Emha Ainun Nadjib
Perahu Retak
Ada yang menganggap Emha sebagai "penyumbang eksemplar esoterisme dalam pembaharuan pemikiran Islam, yang selama ini belum menjadi program riset, kecuali dibicarakan selayang-pandang saja" (Budhy Munawar-Rachman, Lembaga Studi Agama dan Filsafat). Ada yang menyebut dia "Singa Allah yang mengaum di Patolopolis" (Danarto). Dewan Kesenian Jakarta pernah bingung ketika Emha mengangkut gong, bonang, gendang, dan saron untuk mengiringi pembacaan puisinya. Di sebuah alun-alun di Rotterdam, ia tampil bersama Zapata, pemain perkusi asal Suriname, memekikkan puisi-puisinya yang ditutup dengan dzikir: Laailaaha Illallah... Emha sendiri pernah mengatakan, "Saya hanya ingin mengadakan pertunjukkan berdasarkan prinsip sosial yang saya miliki."
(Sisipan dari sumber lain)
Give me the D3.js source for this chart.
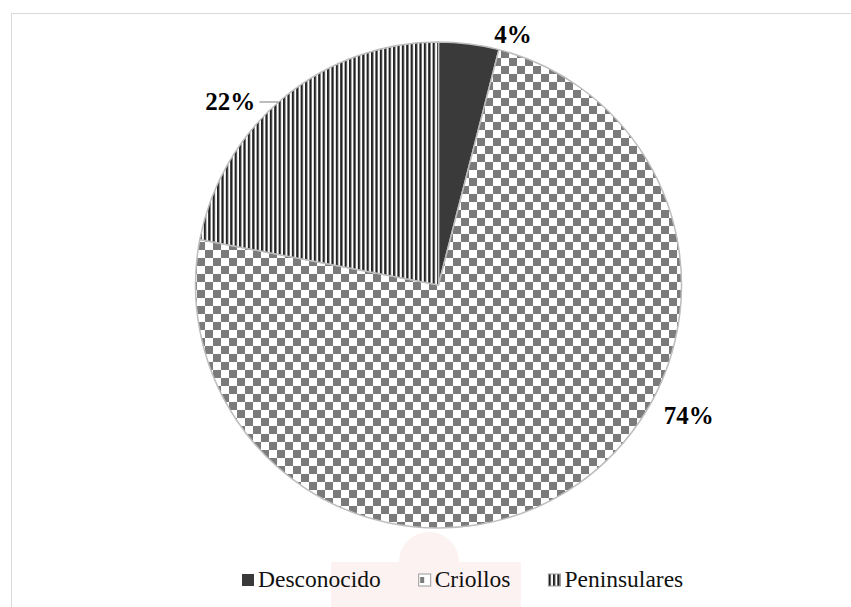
<!DOCTYPE html>
<html>
<head>
<meta charset="utf-8">
<script src="https://cdn.jsdelivr.net/npm/d3@7"></script>
<style>
  body { margin: 0; background: #fff; }
  svg { display: block; }
  .serif { font-family: "Liberation Serif", Tinos, "Times New Roman", Times, "Nimbus Roman", "FreeSerif", "Noto Serif", "DejaVu Serif", "Noto Serif CJK SC", serif; }
</style>
</head>
<body>
<svg id="chart"></svg>
<script>
// data
const categories = ["Desconocido", "Criollos", "Peninsulares"];
const values = [4, 74, 22];
const labels = ["4%", "74%", "22%"];

const width = 851, height = 607;
const cx = 438.5, cy = 285, radius = 243;

// where Excel put the data labels (angle in degrees from 12 o'clock, distance from centre)
const labelAngle = [16.5, 117.5, 311.5];
const labelDist = [262, 282, 278];

var svg = d3.select("#chart").attr("width", width).attr("height", height);
var defs = svg.append("defs");

// fills
var checker = defs.append("pattern").attr("id", "checker")
    .attr("patternUnits", "userSpaceOnUse").attr("width", 16).attr("height", 16)
    .attr("x", cx).attr("y", cy);
checker.append("rect").attr("width", 16).attr("height", 16).attr("fill", "#fff");
checker.append("rect").attr("width", 8).attr("height", 8).attr("fill", "#7b7b7b");
checker.append("rect").attr("x", 8).attr("y", 8).attr("width", 8).attr("height", 8).attr("fill", "#7b7b7b");

var stripes = defs.append("pattern").attr("id", "stripes")
    .attr("patternUnits", "userSpaceOnUse").attr("width", 4.4).attr("height", 10)
    .attr("x", cx);
stripes.append("rect").attr("width", 4.4).attr("height", 10).attr("fill", "#fff");
stripes.append("rect").attr("width", 2.3).attr("height", 10).attr("fill", "#222");

var fills = ["#3a3a3a", "url(#checker)", "url(#stripes)"];

// faint watermark behind the chart
var wm = svg.append("g").attr("fill", "#fcf2f2");
wm.append("rect").attr("x", 331).attr("y", 562).attr("width", 190).attr("height", 50);
wm.append("path").attr("d", d3.arc()({innerRadius: 0, outerRadius: 30, startAngle: -Math.PI / 2, endAngle: Math.PI / 2}))
    .attr("transform", "translate(429,562)");

// chart area border
svg.append("rect").attr("x", 11.5).attr("y", 13.5).attr("width", 860).attr("height", 620)
    .attr("fill", "none").attr("stroke", "#d9d9d9").attr("stroke-width", 1);

var pie = d3.pie().sort(null).value(function(d) { return d; });
var arc = d3.arc().innerRadius(0).outerRadius(radius);
var arcs = pie(values);

var g = svg.append("g").attr("transform", "translate(" + cx + "," + cy + ")");
g.selectAll("path.slice").data(arcs).enter().append("path")
    .attr("class", "slice")
    .attr("d", arc)
    .attr("fill", function(d, i) { return fills[i]; })
    .attr("stroke", "#bdbdbd")
    .attr("stroke-width", 1.5)
    .attr("stroke-linejoin", "round");

// labels
g.selectAll("text.lbl").data(arcs).enter().append("text")
    .attr("class", "lbl serif")
    .attr("x", function(d, i) { return labelDist[i] * Math.sin(labelAngle[i] * Math.PI / 180); })
    .attr("y", function(d, i) { return -labelDist[i] * Math.cos(labelAngle[i] * Math.PI / 180); })
    .attr("dy", "0.35em")
    .attr("text-anchor", "middle")
    .style("font-weight", "bold")
    .style("font-size", "25px")
    .text(function(d, i) { return labels[i]; });

// leader line for the 22% label
var edgeY = -183;
var edgeX = -Math.sqrt(radius * radius - edgeY * edgeY);
g.append("line")
    .attr("x1", -179).attr("y1", edgeY)
    .attr("x2", edgeX).attr("y2", edgeY)
    .attr("stroke", "#a6a6a6").attr("stroke-width", 1.5);

// legend
var legend = svg.append("g");
var lx = 242;
categories.forEach(function(c, i) {
    legend.append("rect")
        .attr("x", lx).attr("y", 574).attr("width", 12).attr("height", 12)
        .attr("fill", fills[i] == "url(#checker)" ? "#fff" : fills[i])
        .attr("stroke", i == 0 ? "none" : "#9a9a9a").attr("stroke-width", 1);
    if (i == 1) {
        legend.append("rect").attr("x", lx + 1.5).attr("y", 577).attr("width", 4).attr("height", 6).attr("fill", "#7b7b7b");
    }
    var t = legend.append("text")
        .attr("class", "serif")
        .attr("x", lx + 16).attr("y", 587)
        .style("font-size", "23.5px")
        .attr("fill", "#111")
        .text(c);
    lx += 16 + t.node().getComputedTextLength() + 38;
});
</script>
</body>
</html>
Anak petani ini lahir di Jombang, Jawa Timur, 27 Mei 1953. Ia pernah menempuh pendidikan di Universitas Gadjah Mada, Yogyakarta, dan Pondok Pesantren Gontor, Jawa Timur. Ia menulis puisi, kolom, berceramah, dan berdakwah di berbagai mimbar, dan memimpin pertunjukan panggung. Lebih dari 15 bukunya telah beredar dari berbagai penerbit. Perahu Retak merupakan karyanya yang pertama dalam bentuk repertoar teater.